In semiconductors, China continues to make strides despite US sanctions. Xue noted that China’s leading chip manufacturer, SMIC, has significantly closed the technology gap with global leader TSMC. “A few years ago, SMIC was about a decade behind. Now, it’s only around five years behind and already producing advanced chips using older manufacturing equipment,” he explained. “These chips are used in smartphones and AI applications, and production is expected to reach even more advanced levels this year.”
This progress has been driven by necessity, as China’s access to Western chipmaking tools has been restricted – forcing the country to develop its own alternatives. “It’s united the industry around becoming self-sufficient,” said Xue.
He also pointed to China’s progress in autonomous vehicles. “Driverless taxis from Baidu are already on the roads in five Chinese cities – no safety driver required – and international pilots are under way,” said Xue. “There are plans to deploy 100 vehicles in Dubai by the end of the year.”. Yet, said Xue, “Baidu trades at less than 10 times earnings, while Tesla, which hasn’t deployed robotaxis yet, trades at a valuation that already prices in billions from this technology.”
In battery technology, Chinese companies are leading the way. CATL’s latest electric vehicle (EV) battery can add 500 kilometres of driving range after just five minutes of charging – essentially matching the speed of filling up at a petrol station,” said Xue. “That’s five times faster than Tesla’s current performance.” He also pointed to the development of sodium-ion batteries, a lower-cost alternative to traditional lithium batteries that promises better safety and durability. “It’s likely to be a global leader in EV batteries as the world electrifies,” said Xue.

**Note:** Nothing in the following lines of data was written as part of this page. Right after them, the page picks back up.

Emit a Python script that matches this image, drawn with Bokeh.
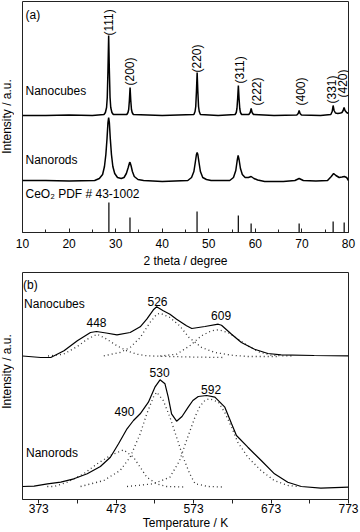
from math import pi
from bokeh.plotting import figure
from bokeh.layouts import column, row
from bokeh.models import FixedTicker, Label, Range1d, ColumnDataSource
from bokeh.core.properties import value
from bokeh.embed import file_html
from bokeh.resources import INLINE

FONT = "Liberation Sans"

# ---------------- (a) XRD data ----------------
cubes_2theta = [10, 15, 20, 25, 27.5, 27.8, 28.05, 28.2, 28.35, 28.5, 28.65, 28.8, 28.95, 29.2, 29.5, 32.4, 32.65,
                32.8, 32.95, 33.1, 33.25, 33.4, 33.55, 33.8, 40, 46.8, 47.05, 47.2, 47.35, 47.5, 47.65, 47.8, 47.95,
                48.2, 52, 55.65, 55.9, 56.05, 56.2, 56.35, 56.5, 56.65, 56.8, 57.05, 58.6, 58.9, 59.1, 59.3, 59.6,
                64, 68.9, 69.2, 69.4, 69.6, 69.9, 74, 76.2, 76.5, 76.7, 76.9, 77.2, 77.7, 78.3, 78.6, 78.85, 79.05,
                79.25, 79.6, 80]
cubes_int = [0, 0, 0.5, 0, 1, 3, 8, 18, 45, 80, 45, 18, 8, 3, 1, 1, 3,
             6, 15, 28, 15, 6, 3, 1, 0, 1, 4, 9, 24, 43, 24, 9, 4,
             1, 0, 1, 3, 7, 17, 30, 17, 7, 3, 1, 1, 3, 7, 3, 1,
             0, 0.5, 2, 5, 2, 0.5, 0, 1, 4, 10, 5, 2.5, 2, 2.5, 3, 5, 8,
             5, 3, 2]

rods_2theta = [10, 15, 20, 25.5, 26.5, 27.2, 27.6, 27.9, 28.15, 28.35, 28.5, 28.65, 28.85, 29.1, 29.4, 29.8, 30.4,
               31.2, 31.8, 32.3, 32.7, 33.0, 33.1, 33.3, 33.6, 34.0, 34.8, 36, 40, 45.5, 46.3, 46.8, 47.1, 47.35,
               47.5, 47.65, 47.9, 48.2, 48.7, 49.5, 50.5, 54.5, 55.3, 55.8, 56.1, 56.3, 56.5, 56.8, 57.2, 57.8,
               58.5, 59.1, 59.7, 60.5, 62, 66, 68.5, 69.4, 70.3, 73, 75.5, 76.3, 76.8, 77.3, 78.0, 78.6, 79.1,
               79.6, 80]
rods_int = [0, 0, -0.5, 0, 2, 6, 14, 26, 42, 58, 63, 58, 42, 26, 14, 7, 3,
            2, 3, 7, 13, 18, 18, 15, 9, 4, 1, 0, -1, 0, 3, 9, 18, 26,
            28, 26, 18, 9, 3, 1, 0, 0, 3, 10, 20, 25, 21, 12, 6, 3,
            3, 4, 2, 0.5, -1, -1, 0, 2, 0, -0.5, 0, 4, 7, 5, 3, 3.5, 4,
            3, 0]

ref_2theta = [28.55, 33.08, 47.48, 56.34, 59.09, 69.40, 76.70, 79.07]
ref_int = [30, 15, 21, 17, 9, 9, 11, 10]

hkl_labels = ["(111)", "(200)", "(220)", "(311)", "(222)", "(400)", "(331)", "(420)"]
hkl_label_x = [28.67, 33.12, 47.55, 56.6, 60.27, 69.82, 76.4, 78.88]
hkl_label_y = [197, 147, 160, 149, 127, 127, 129, 135]

CUBES_OFFSET = 117
RODS_OFFSET = 52

# ---------------- (b) H2-TPR data ----------------
tpr_cubes_T = [352, 375.7, 388.5, 405.6, 422.8, 439.8, 447.5, 460, 474, 491, 504, 512.5, 521, 525.3, 533.8, 542.4,
               551, 563.8, 570.6, 587.6, 604.8, 609, 622, 634.7, 651.7, 668.9, 686, 728.7, 773]
tpr_cubes = [143.5, 142, 142, 148.7, 158.7, 167, 168, 166.5, 164.7, 167, 172.7, 180.3, 189.7, 192.7, 188.7, 185.3,
             180.3, 173.7, 171, 173, 175.3, 174.3, 165.3, 157, 150.3, 146, 144.7, 144, 143.7]

cubes_c1_T = [385, 405, 422.8, 435.6, 448.4, 461, 474, 486.9, 499.7, 512.5, 540, 570, 612]
cubes_c1 = [143.5, 145.3, 153, 160.3, 165.3, 160.3, 153.7, 148.7, 145.3, 143.7, 143, 142.5, 142]
cubes_c2_T = [457, 478, 491, 504, 516.7, 525.3, 529.6, 542.4, 555, 567, 583.4, 600.5, 622, 643, 682]
cubes_c2 = [143.7, 147, 152, 162, 177, 185.3, 186.3, 182, 173.7, 162, 152, 147, 144.3, 143, 143]
cubes_c3_T = [530, 551, 568, 583, 596, 604.8, 617.6, 630.4, 643, 656, 673, 686, 700]
cubes_c3 = [143.5, 145.3, 153.7, 163.7, 168.7, 169.7, 167, 160.3, 153.7, 148, 144.3, 143.7, 143.5]

tpr_rods_T = [352, 367, 384.3, 401.4, 418.4, 435.6, 452.6, 465.5, 476, 487, 495.3, 504, 514.6, 523, 529.6, 536,
              540.2, 544.5, 551, 558, 566, 572, 579, 589.8, 600.5, 613.3, 622, 628.3, 643, 660.3, 677.4, 694.6,
              712, 737.3, 773]
tpr_rods = [13, 13.3, 15.7, 17.3, 20.7, 25.7, 33, 42.3, 55.7, 70.7, 79, 85.7, 97.3, 112.3, 119.7, 115.7,
            102.3, 85.7, 78.3, 83, 92.3, 99, 103, 104, 102.3, 92.3, 75.7, 64, 52.3, 39, 25.7, 17.3,
            13, 11.3, 12.3]

rods_c1_T = [384, 392.8, 410, 431, 448.4, 465.5, 482.5, 495.3, 504, 512.5, 525.3, 538, 560]
rods_c1 = [13, 13, 17.3, 25.7, 35.7, 44, 49.7, 42.3, 32.3, 22.3, 15.7, 13, 12.5]
rods_c2_T = [427, 457, 478, 491, 504, 512.5, 521, 525.3, 533.8, 542.4, 551, 559.4, 568, 575, 592, 610]
rods_c2 = [13, 19, 29, 42.3, 65.7, 85.7, 102.3, 107.3, 99, 82.3, 62.3, 42.3, 25.7, 15.7, 13, 12.5]
rods_c3_T = [487, 521, 542.4, 555, 562, 568, 575, 581, 588, 594, 605, 613, 622, 630, 643, 660, 677, 695, 710]
rods_c3 = [13, 15.7, 22.3, 39, 55, 68, 83, 93, 99.5, 100.7, 97.3, 87.3, 72.3, 57.3, 42.3, 29, 19, 14, 12.8]

peak_labels = ["448", "526", "609", "530", "490", "592"]
peak_label_T = [447.6, 526.3, 608.5, 529, 483.6, 595.6]
peak_label_y = [177, 197.7, 184.3, 127.3, 88.3, 109.7]

y_title = "Intensity / a.u."


def style_axes(p):
    p.grid.visible = False
    p.yaxis.visible = False
    p.outline_line_color = "#222222"
    p.outline_line_width = 1
    ax = p.xaxis[0]
    ax.axis_line_color = "#222222"
    ax.major_label_text_font = FONT
    ax.major_label_text_font_size = "12px"
    ax.major_label_text_color = "black"
    ax.axis_label_text_font = FONT
    ax.axis_label_text_font_size = "12px"
    ax.axis_label_text_font_style = "normal"
    ax.axis_label_text_color = "black"
    ax.major_tick_line_color = "#222222"
    ax.minor_tick_line_color = "#222222"


# ---------------- strip holding the two vertical axis titles ----------------
side = figure(width=14, height=532, output_backend="svg", toolbar_location=None,
              x_range=Range1d(0, 14), y_range=Range1d(0, 532),
              min_border_left=0, min_border_right=0, min_border_top=0, min_border_bottom=0)
side.axis.visible = False
side.grid.visible = False
side.outline_line_color = None
for yc in (416, 161):
    side.add_layout(Label(x=6.5, y=yc, text=y_title, angle=pi / 2, text_align="center",
                          text_baseline="middle", text_font=FONT, text_font_size="12px",
                          text_color="black"))

# ---------------- figure (a) ----------------
pa = figure(width=346, height=270, output_backend="svg", toolbar_location=None,
            x_range=Range1d(10, 80), y_range=Range1d(0, 231),
            min_border_left=8, min_border_right=8, min_border_top=1, min_border_bottom=38)
style_axes(pa)
pa.xaxis.ticker = FixedTicker(ticks=[10, 20, 30, 40, 50, 60, 70, 80],
                              minor_ticks=[15, 25, 35, 45, 55, 65, 75])
pa.xaxis.axis_label = "2 theta / degree"
pa.xaxis.major_tick_in = 4
pa.xaxis.major_tick_out = 0
pa.xaxis.minor_tick_in = 3
pa.xaxis.minor_tick_out = 0
pa.xaxis.major_label_standoff = 6
pa.xaxis.axis_label_standoff = 3

pa.line(cubes_2theta, [v + CUBES_OFFSET for v in cubes_int], line_color="black", line_width=1.5)
pa.line(rods_2theta, [v + RODS_OFFSET for v in rods_int], line_color="black", line_width=1.5)
pa.segment(x0=ref_2theta, y0=[0] * len(ref_2theta), x1=ref_2theta, y1=ref_int, line_color="black", line_width=1.2)

src_hkl = ColumnDataSource(dict(x=hkl_label_x, y=hkl_label_y, t=hkl_labels))
pa.text(x="x", y="y", text="t", source=src_hkl, angle=pi / 2, text_align="left", text_baseline="middle",
        text_font=value(FONT), text_font_size=value("12px"), text_color="black")

for txt, x, y in [("(a)", 10.64, 218), ("Nanocubes", 10.64, 142), ("Nanorods", 10.64, 73),
                  ("CeO\u2082 PDF # 43-1002", 10.64, 39)]:
    pa.add_layout(Label(x=x, y=y, text=txt, text_align="left", text_baseline="middle",
                        text_font=FONT, text_font_size="12px", text_color="black"))

# ---------------- figure (b) ----------------
pb = figure(width=346, height=262, output_backend="svg", toolbar_location=None,
            x_range=Range1d(352, 773), y_range=Range1d(0, 227),
            min_border_left=6, min_border_right=12, min_border_top=2, min_border_bottom=33)
style_axes(pb)
pb.xaxis.ticker = FixedTicker(ticks=[373, 473, 573, 673, 773], minor_ticks=[423, 523, 623, 723])
pb.xaxis.axis_label = "Temperature / K"
pb.xaxis.major_tick_in = 0
pb.xaxis.major_tick_out = 4
pb.xaxis.minor_tick_in = 0
pb.xaxis.minor_tick_out = 4
pb.xaxis.major_label_standoff = 0
pb.xaxis.axis_label_standoff = 0

DOT = dict(line_color="#333333", line_width=1.3, line_dash="1 3")
for xs, ys in [(cubes_c1_T, cubes_c1), (cubes_c2_T, cubes_c2), (cubes_c3_T, cubes_c3),
               (rods_c1_T, rods_c1), (rods_c2_T, rods_c2), (rods_c3_T, rods_c3)]:
    pb.line(xs, ys, **DOT)
pb.line(tpr_cubes_T, tpr_cubes, line_color="black", line_width=1.2)
pb.line(tpr_rods_T, tpr_rods, line_color="black", line_width=1.2)

src_pk = ColumnDataSource(dict(x=peak_label_T, y=peak_label_y, t=peak_labels))
pb.text(x="x", y="y", text="t", source=src_pk, text_align="center", text_baseline="middle",
        text_font=value(FONT), text_font_size=value("12px"), text_color="black")
for txt, x, y in [("(b)", 352.6, 215), ("Nanocubes", 354, 195.3), ("Nanorods", 356.5, 46.3)]:
    pb.add_layout(Label(x=x, y=y, text=txt, text_align="left", text_baseline="middle",
                        text_font=FONT, text_font_size="12px", text_color="black"))

layout = row(side, column(pa, pb, spacing=0), spacing=0)

open("out.html", "w").write(file_html(layout, INLINE))
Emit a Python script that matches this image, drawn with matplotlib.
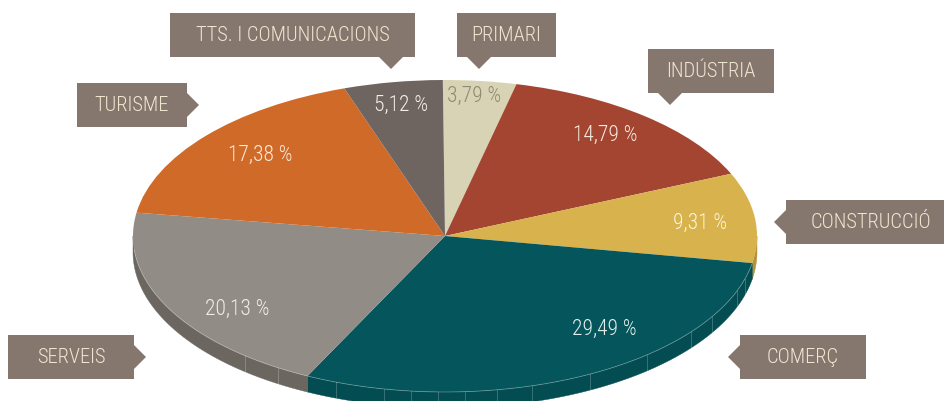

Robotics is another fast-moving sector. Since 2022, two-thirds of global humanoid robot launches have come from China, driven by strong policy support, supply chains and local talent. “The pace and quality of development is exceptional,” Xue said.
Cultural strengths the market doesn’t price in
Beyond innovation, Xue emphasised China’s execution speed, resilience and long-term planning – attributes he believes are overlooked. “China built the world’s largest high-speed rail network in just a decade, and we see the same urgency in other sectors, like electric vehicle infrastructure and real estate,” he said.
On resilience, he highlighted Huawei’s recovery after being cut off from US technology. “Within four years, Huawei developed its own operating system and smartphone chips, and even launched a smart SUV with market-leading software – all without relying on Western tech.”
China’s long-term thinking is also evident in its education reforms, which began in the 1990s. “China now produces over four times more science and engineering graduates than the US each year.. At PhD level, it’s almost double,” said Xue. “That investment in talent is paying off now, and will continue to drive growth.”
Valuation gap too large to ignore
While acknowledging that China has challenges, including corporate governance and geopolitical risks, Xue maintains there is value that is being overlooked. “Look at the PE ratios of two leading retailers – China’s JD.com and Costco in the US. Despite slower growth, Costco trades at more than seven times JD’s valuation multiple. At what point does the valuation gap no longer make sense?”
Xue concluded by pointing to historical patterns of superpower dominance. “Throughout history, global leadership has followed technological advancement. China led in the 1500s. The Netherlands followed with shipbuilding, then the UK with the industrial revolution, and more recently the US with computing and nuclear tech.
“The US market is currently priced for exceptionalism to continue, even as risk to that leadership grows. China, inversely, is not priced for much, even as it grows in tech advancement and has all the ingredients for success around speed, resilience and long-term thinking. Low expectations typically raise probability of upside surprise, which is another reason why we like our positions in China.”